I did not bring "the issue of the local economy and the business community’s concerns about losing the arena to council after attending the June Dialogue Café on London Drugs and the retail sector" as you said in your editorial October 20.

The truth is, after attending the July 7 Dialogue Café on "Retail, Values and Whistler. What’s for Sale?" I left the meeting with two strong impressions, as I shared with your reporter Alison Taylor at the time. One was a reinforcement of my thoughts about London Drugs. The other, even more powerful, was a clear understanding that council and senior staff had completely underestimated the passion that many people in the community held for the arena.

I left this forum determined to interject an opportunity for community engagement, so that council and staff could experience and understand this. I decided to try to ensure there was a gap between the long (and impatiently) awaited arena report scheduled for Aug. 15 and the final decision. I saw clearly that we needed an opportunity for community input before we made our decision and I wanted a public open house in that gap. I felt strongly that witnessing the passion would profoundly affect the process and the outcome. I felt at the time it may have to go to a referendum.
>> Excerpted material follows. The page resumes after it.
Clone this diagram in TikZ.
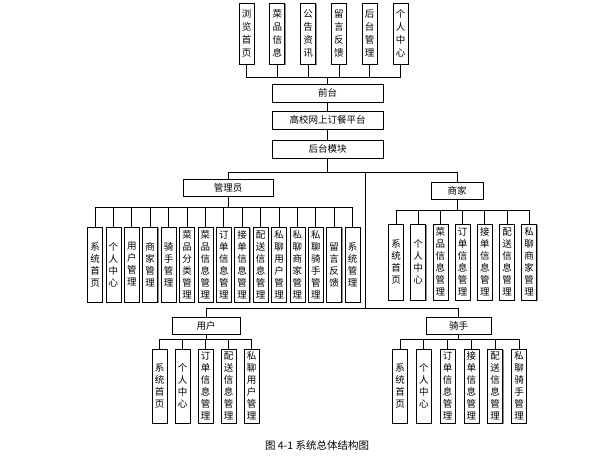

At the very next council meeting, July 17, I proposed the idea of this gap in the morning session, without sufficient support. That evening I saw a better opportunity after Chris Quinlan and Bob Lorriman spoke about the arena at the opening Q & A period. Mayor O’Reilly confirmed that community engagement was not planned ("Trust us"). After the topic came around again in correspondence, I made the motion to commit to the above strategy, seconded by Councillor Lamont. The motion passed 5 to 2 (note: at the same meeting Councillor Wade succeeded in her motion to open the afternoon workshop sessions to the public. It was a good night for openness and community engagement).

The arena motion led to the very well attended open house, the deadline extension, the second open house and the subsequent unanimous decision on Oct. 17. This is the way it played out. The lessons learned on July 7 bore out.

Is this a model of good community engagement or public planning? No. However, this process clearly demonstrated the ongoing will of some in council for change in this regard. For better or for worse, change is guaranteed now. With the upcoming election, the nature of this change is in the hands of the community.